## TASK PROMPT
Single out each line with the word "this" and copy it.

## RECORD LIST
================================

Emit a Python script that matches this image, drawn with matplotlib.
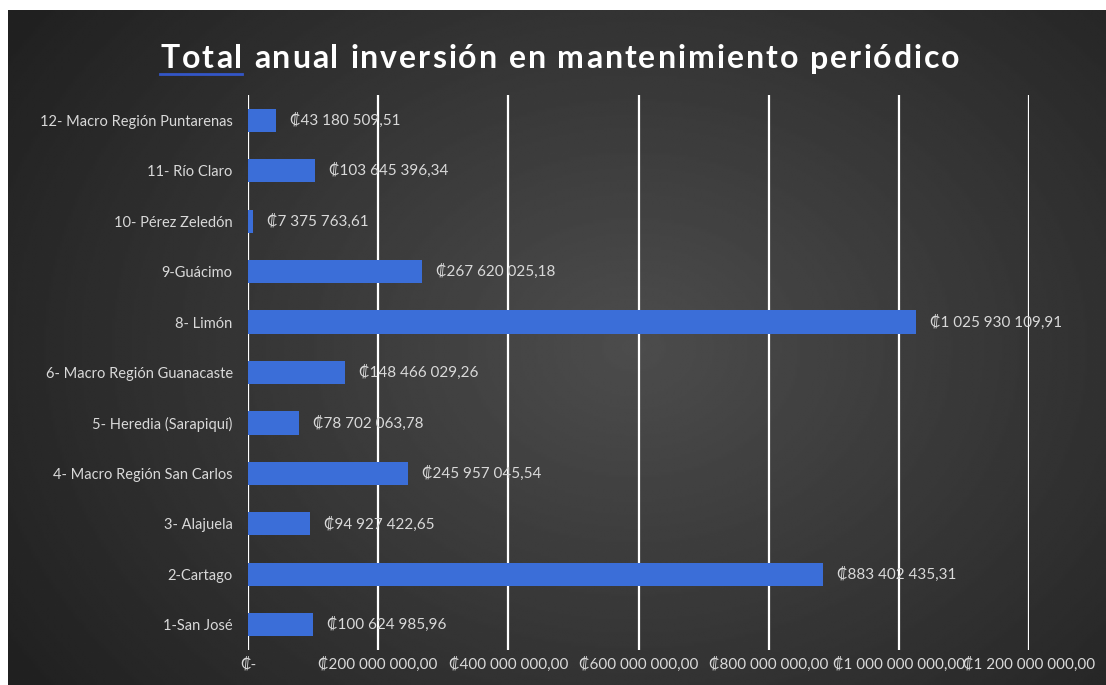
import numpy as np
import matplotlib
matplotlib.use("Agg")
import matplotlib.pyplot as plt
from matplotlib import font_manager, ft2font
from matplotlib.font_manager import FontProperties
from matplotlib.lines import Line2D

categories = ["1-San José", "2-Cartago", "3- Alajuela", "4- Macro Región San Carlos",
              "5- Heredia (Sarapiquí)", "6- Macro Región Guanacaste", "8- Limón",
              "9-Guácimo", "10- Pérez Zeledón", "11- Río Claro",
              "12- Macro Región Puntarenas"]
values = [100624985.96, 883402435.31, 94927422.65, 245957045.54, 78702063.78,
          148466029.26, 1025930109.91, 267620025.18, 7375763.61, 103645396.34,
          43180509.51]
xticks = [0, 200e6, 400e6, 600e6, 800e6, 1000e6, 1200e6]
title = "Total anual inversión en mantenimiento periódico"

FAM = ["Lato", "DejaVu Sans"]
plt.rcParams['font.family'] = FAM


def fmt_money(v):
    if v == 0:
        return "₡-"
    s = f"{v:,.2f}"
    ip, dp = s.split(".")
    return "₡" + ip.replace(",", " ") + "," + dp


W, H = 1106, 685
DPI = 100
fig = plt.figure(figsize=(W / DPI, H / DPI), dpi=DPI)
fig.patch.set_facecolor("white")

# background gradient panel
bg = fig.add_axes([8 / W, 0, 1 - 8 / W, 1 - 10 / H])
yy, xx = np.mgrid[0:1:300j, 0:1:500j]
r = np.sqrt(((xx - 0.57) / 0.75) ** 2 + ((yy - 0.5) / 0.95) ** 2)
val = np.clip(0.30 - 0.19 * r, 0.13, 0.32)
bg.imshow(val, cmap="gray", vmin=0, vmax=1, aspect="auto",
          extent=[0, 1, 0, 1], interpolation="bilinear")
bg.set_axis_off()

ax = fig.add_axes([248 / W, 1 - 650 / H, (1029 - 248) / W, (650 - 95) / H])
ax.patch.set_alpha(0)
y = np.arange(len(categories))
ax.set_axisbelow(True)
ax.xaxis.grid(True, color="white", linewidth=1.6)
ax.barh(y, values, height=0.46, color="#3b6ed8", edgecolor="none", zorder=3)
ax.set_xlim(0, 1.2e9)
ax.set_ylim(-0.5, len(categories) - 0.5)
ax.set_yticks(y)
ax.set_yticklabels(categories)
ax.set_xticks(xticks)
ax.set_xticklabels([fmt_money(v) for v in xticks])
ax.tick_params(axis="both", length=0, colors="#d9d9d9", labelsize=11)
ax.tick_params(axis="y", pad=11, labelsize=10.5)
ax.tick_params(axis="x", pad=5)
for s in ax.spines.values():
    s.set_visible(False)

for yi, v in zip(y, values):
    ax.annotate(fmt_money(v), (v, yi), xytext=(14, 0), textcoords="offset pixels",
                va="center", ha="left", color="#d9d9d9", fontsize=11)

# title with letter spacing
tsize = 23
tprop = FontProperties(family="Lato", weight="bold", size=tsize)
font = ft2font.FT2Font(font_manager.findfont(tprop))
font.set_size(tsize, DPI)
advs = [font.load_char(ord(c)).linearHoriAdvance / 65536 for c in title]
spacing = 2.0
total = sum(advs) + spacing * (len(title) - 1)
x0 = 560 - total / 2
xc = x0
ty = 1 - 59 / H
for c, a in zip(title, advs):
    if c != " ":
        fig.text(xc / W, ty, c, ha="left", va="center",
                 color="white", fontproperties=tprop)
    xc += a + spacing
# spell-check style underline under "Total"
tw = sum(advs[:5]) + spacing * 4
fig.add_artist(Line2D([x0 / W, (x0 + tw) / W], [1 - 74 / H, 1 - 74 / H],
                      color="#3356c8", linewidth=2.0))

fig.savefig("out.png", dpi=DPI, facecolor=fig.get_facecolor())
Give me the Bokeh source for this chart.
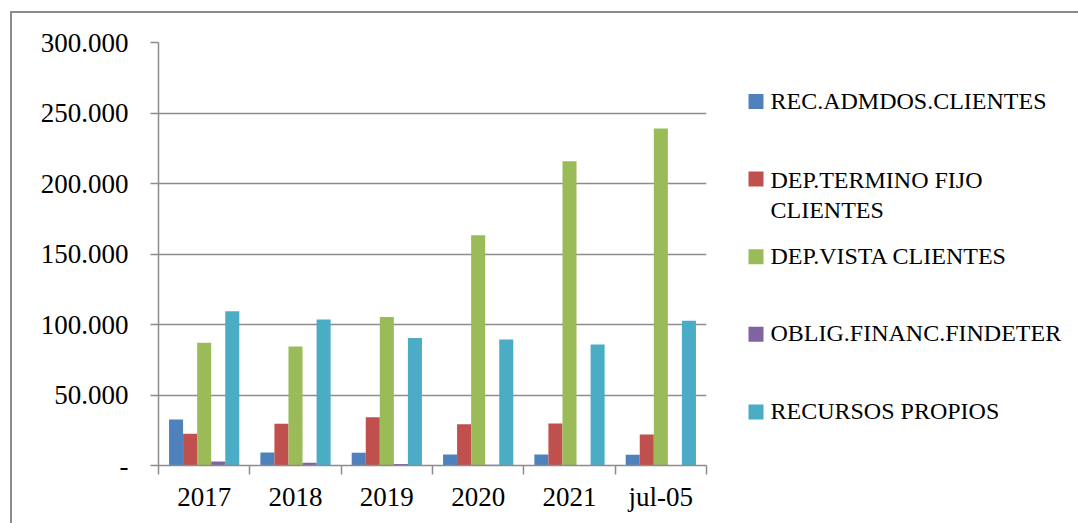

================================

## RESULT OF THE EXERCISE
Emit a Python script that matches this image, drawn with matplotlib.
Give me the Bokeh source for this chart.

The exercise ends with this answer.